DIRECTIONS FOR THIS TASK >> Find the lines that hold "with". Report only how many there are.

DATA BLOCK >>
## Start

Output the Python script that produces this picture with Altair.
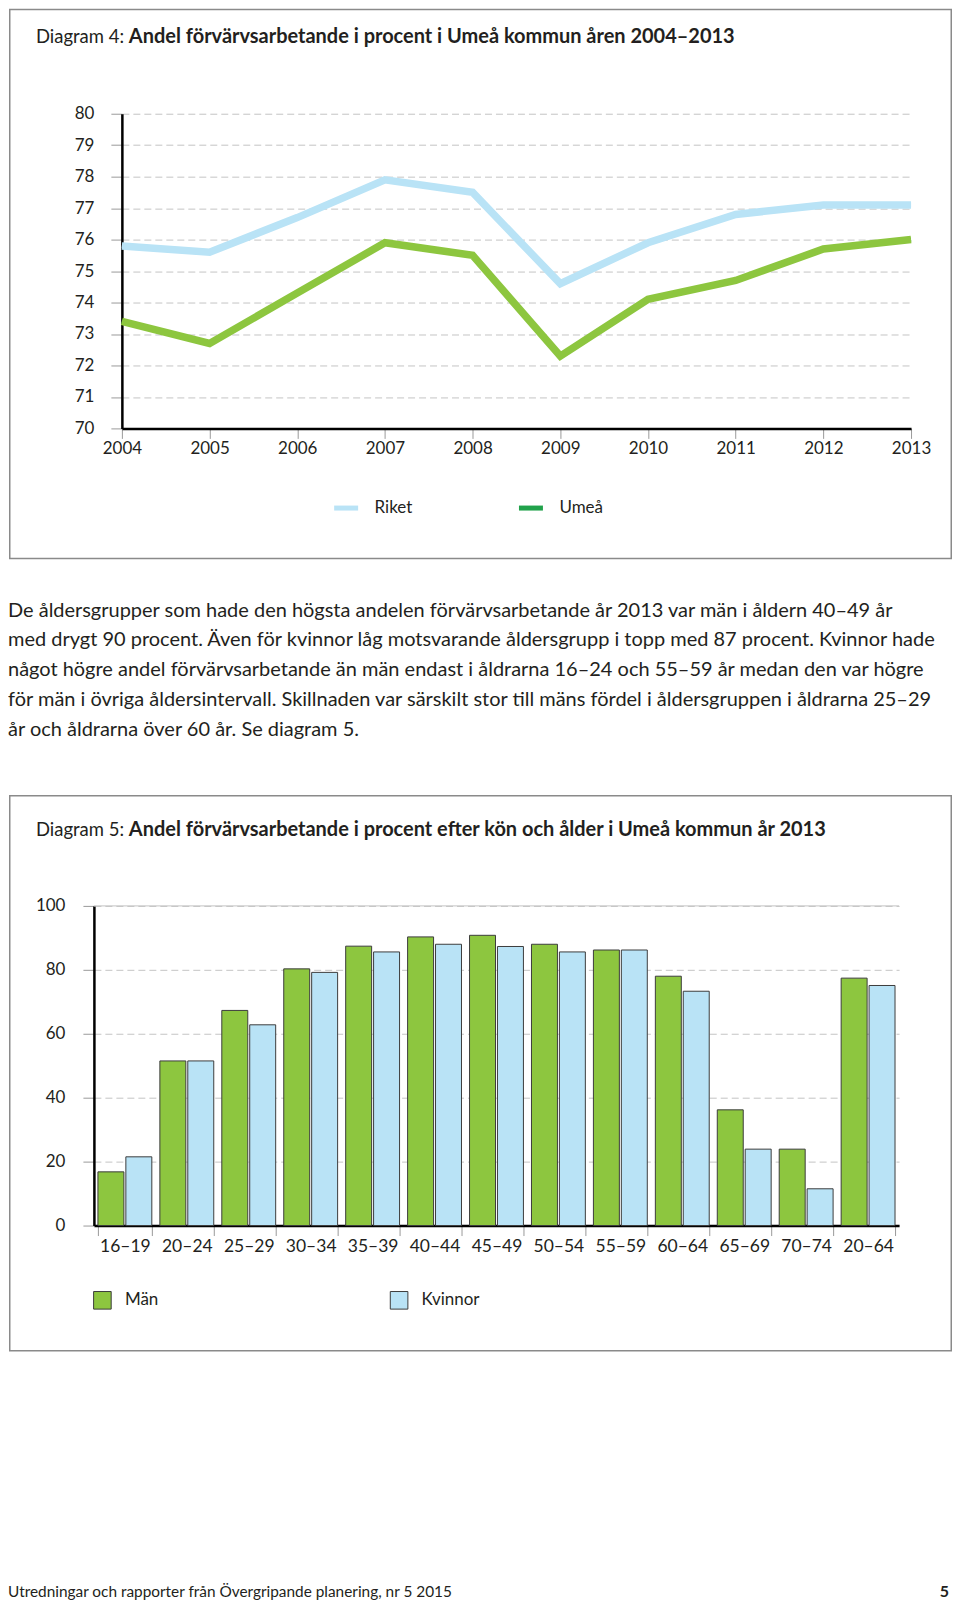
import altair as alt
import pandas as pd

FONT = "Lato"
INK = "#231f20"
BLUE = "#b9e3f6"
GREEN = "#8dc63f"
DARK_GREEN = "#21a24b"
FRAME = "#8a8a8a"

# ---------- Diagram 4 data ----------
years = [str(y) for y in range(2004, 2014)]
riket = [75.8, 75.6, 76.7, 77.9, 77.5, 74.6, 75.9, 76.8, 77.1, 77.1]
umea = [73.4, 72.7, 74.3, 75.9, 75.5, 72.3, 74.1, 74.7, 75.7, 76.0]
series_names = ["Riket", "Umeå"]

# ---------- Diagram 5 data ----------
ages = ["16–19", "20–24", "25–29", "30–34", "35–39", "40–44", "45–49",
        "50–54", "55–59", "60–64", "65–69", "70–74", "20–64"]
man = [16.8, 51.5, 67.3, 80.3, 87.4, 90.3, 90.8, 88.0, 86.2, 78.0, 36.2, 23.9, 77.4]
kvinnor = [21.5, 51.5, 62.8, 79.2, 85.6, 88.0, 87.3, 85.6, 86.2, 73.3, 23.9, 11.5, 75.1]
sexes = ["Män", "Kvinnor"]

# ---------- texts ----------
title4_a = "Diagram 4:"
title4_b = "Andel förvärvsarbetande i procent i Umeå kommun åren 2004–2013"
title5_a = "Diagram 5:"
title5_b = "Andel förvärvsarbetande i procent efter kön och ålder i Umeå kommun år 2013"
paragraph = [
    "De åldersgrupper som hade den högsta andelen förvärvsarbetande år 2013 var män i åldern 40–49 år",
    "med drygt 90 procent. Även för kvinnor låg motsvarande åldersgrupp i topp med 87 procent. Kvinnor hade",
    "något högre andel förvärvsarbetande än män endast i åldrarna 16–24 och 55–59 år medan den var högre",
    "för män i övriga åldersintervall. Skillnaden var särskilt stor till mäns fördel i åldersgruppen i åldrarna 25–29",
    "år och åldrarna över 60 år. Se diagram 5.",
]
footer_left = "Utredningar och rapporter från Övergripande planering, nr 5 2015"
footer_right = "5"

one = pd.DataFrame({"a": [0]})


def frame(x1, x2, y1, y2):
    return alt.Chart(one).mark_rect(fillOpacity=0, stroke=FRAME, strokeWidth=1.5).encode(
        x=alt.value(x1), x2=alt.value(x2), y=alt.value(y1), y2=alt.value(y2))


def label(txt, x, y, bold=False, size=18.5):
    return alt.Chart(one).mark_text(
        text=txt, align="left", baseline="alphabetic", font=FONT, fontSize=size,
        fontWeight="bold" if bold else "normal", color=INK
    ).encode(x=alt.value(x), y=alt.value(y))


def spacer():
    return alt.Chart(one).mark_text(text=" ", fontSize=1).encode(
        x=alt.value(0), y=alt.value(0)).properties(width=1, height=1)


# ---------- Chart 1: lines ----------
line_df = pd.DataFrame({
    "year": years * 2,
    "serie": ["Riket"] * len(years) + ["Umeå"] * len(years),
    "value": riket + umea,
})

W1, H1 = 790, 315
x1 = alt.X("year:O", scale=alt.Scale(type="point", padding=0),
           axis=alt.Axis(title=None, labelAngle=0, labelFontSize=17, labelFont=FONT,
                         labelColor=INK, labelPadding=2, domainColor="black", domainWidth=2.5,
                         tickColor="#9a9a9a", tickSize=10, tickWidth=1, grid=False))
y1 = alt.Y("value:Q", scale=alt.Scale(domain=[70, 80], nice=False, zero=False),
           axis=alt.Axis(title=None, values=list(range(70, 81)), labelFontSize=17,
                         labelFont=FONT, labelColor=INK, labelPadding=17,
                         domainColor="black", domainWidth=2.5, tickColor="#9a9a9a",
                         tickSize=11, tickWidth=1, grid=True, gridColor="#c4c4c4",
                         gridDash=[7, 4], gridWidth=1))

# thin line underneath (carries the legend, with the darker legend swatch)
legend_lines = alt.Chart(line_df).transform_calculate(
    Serie="datum.serie"
).mark_line(strokeWidth=4).encode(
    x=x1, y=y1,
    color=alt.Color("Serie:N", scale=alt.Scale(domain=series_names, range=[BLUE, DARK_GREEN]),
                    legend=alt.Legend(orient="none", legendX=210, legendY=380,
                                      direction="horizontal", title=None,
                                      symbolType="stroke", symbolSize=576,
                                      symbolStrokeWidth=5, labelFontSize=17,
                                      labelFont=FONT, labelColor=INK, labelOffset=14,
                                      columnPadding=96)),
)
lines = alt.Chart(line_df).mark_line(strokeWidth=7.5, strokeJoin="miter").encode(
    x=x1, y=y1,
    stroke=alt.Stroke("serie:N", scale=alt.Scale(domain=series_names, range=[BLUE, GREEN]),
                      legend=None),
)

chart1 = alt.layer(
    frame(-112.25, 830.25, -104.25, 445.25),
    label(title4_a, -86, -70.5),
    label(title4_b, 7, -70.5, bold=True, size=20),
    legend_lines,
    lines,
).properties(width=W1, height=H1)

# ---------- Chart 2: paragraph ----------
par_df = pd.DataFrame({"i": list(range(len(paragraph))), "line": paragraph})
chart2 = alt.Chart(par_df).mark_text(
    align="left", baseline="middle", font=FONT, fontSize=20, color=INK
).encode(
    x=alt.value(0),
    y=alt.Y("i:Q", scale=alt.Scale(domain=[0, 4], range=[51.5, 170.5]), axis=None),
    text="line:N",
).properties(width=940, height=236)

# ---------- Chart 3: bars ----------
bar_df = pd.DataFrame({
    "age": ages * 2,
    "kon": ["Män"] * len(ages) + ["Kvinnor"] * len(ages),
    "value": man + kvinnor,
})
W3, H3 = 806, 320
bars = alt.Chart(bar_df).mark_bar(stroke="#3c3c3c", strokeWidth=1).encode(
    x=alt.X("age:N", sort=ages, scale=alt.Scale(paddingInner=0.13, paddingOuter=0.065),
            axis=alt.Axis(title=None, labelAngle=0, labelFontSize=17.5, labelFont=FONT,
                          labelColor=INK, labelPadding=2, domainColor="black",
                          domainWidth=2.5, tickColor="#9a9a9a", tickSize=10, tickWidth=1,
                          tickBand="extent", grid=False)),
    xOffset=alt.XOffset("kon:N", sort=sexes, scale=alt.Scale(paddingInner=0.07)),
    y=alt.Y("value:Q", scale=alt.Scale(domain=[0, 100], nice=False),
            axis=alt.Axis(title=None, values=list(range(0, 101, 10)), labelFontSize=17,
                          labelFont=FONT, labelColor=INK, labelPadding=18,
                          domainColor="black", domainWidth=2.5, tickColor="#9a9a9a",
                          tickSize=11, tickWidth=1, grid=True, gridColor="#c4c4c4",
                          gridDash=[7, 4], gridWidth=1)),
    color=alt.Color("kon:N", sort=sexes, scale=alt.Scale(domain=sexes, range=[GREEN, BLUE]),
                    legend=alt.Legend(orient="none", legendX=-1, legendY=385,
                                      direction="horizontal", title=None,
                                      symbolType="square", symbolSize=310,
                                      symbolStrokeColor="#3c3c3c", symbolStrokeWidth=1,
                                      symbolOpacity=1, labelFontSize=17, labelFont=FONT,
                                      labelColor=INK, labelOffset=13, columnPadding=229)),
)
top_rule = alt.Chart(pd.DataFrame({"v": [100]})).mark_rule(color="#c4c4c4", strokeWidth=1).encode(
    y=alt.Y("v:Q"))

chart3 = alt.layer(
    frame(-84.25, 858.25, -110.25, 445.25),
    label(title5_a, -58, -69.5),
    label(title5_b, 35, -69.5, bold=True, size=20),
    top_rule,
    bars,
).properties(width=W3, height=H3)

# ---------- Chart 4: footer ----------
foot_l = alt.Chart(one).mark_text(
    text=footer_left, align="left", baseline="middle", font=FONT, fontSize=15.4, color=INK
).encode(x=alt.value(0), y=alt.value(241))
foot_r = alt.Chart(one).mark_text(
    text=footer_right, align="right", baseline="middle", font=FONT, fontSize=16,
    fontWeight="bold", color=INK
).encode(x=alt.value(942), y=alt.value(241))
chart4 = alt.layer(foot_l, foot_r).properties(width=942, height=246)

wrap1 = alt.hconcat(spacer(), chart1, spacing=0).resolve_scale(
    color="independent", stroke="independent").resolve_legend(
    color="independent", stroke="independent")
wrap3 = alt.hconcat(spacer(), chart3, spacing=0).resolve_scale(
    color="independent").resolve_legend(color="independent")

chart = alt.vconcat(
    wrap1, chart2, wrap3, chart4, spacing=0,
).resolve_scale(color="independent", stroke="independent").properties(
    padding=0, background="white"
).configure(font=FONT).configure_view(strokeWidth=0)

chart.save("out.html", embed_options={"renderer": "svg", "actions": False})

## End

WRITTEN RESPONSE >> 2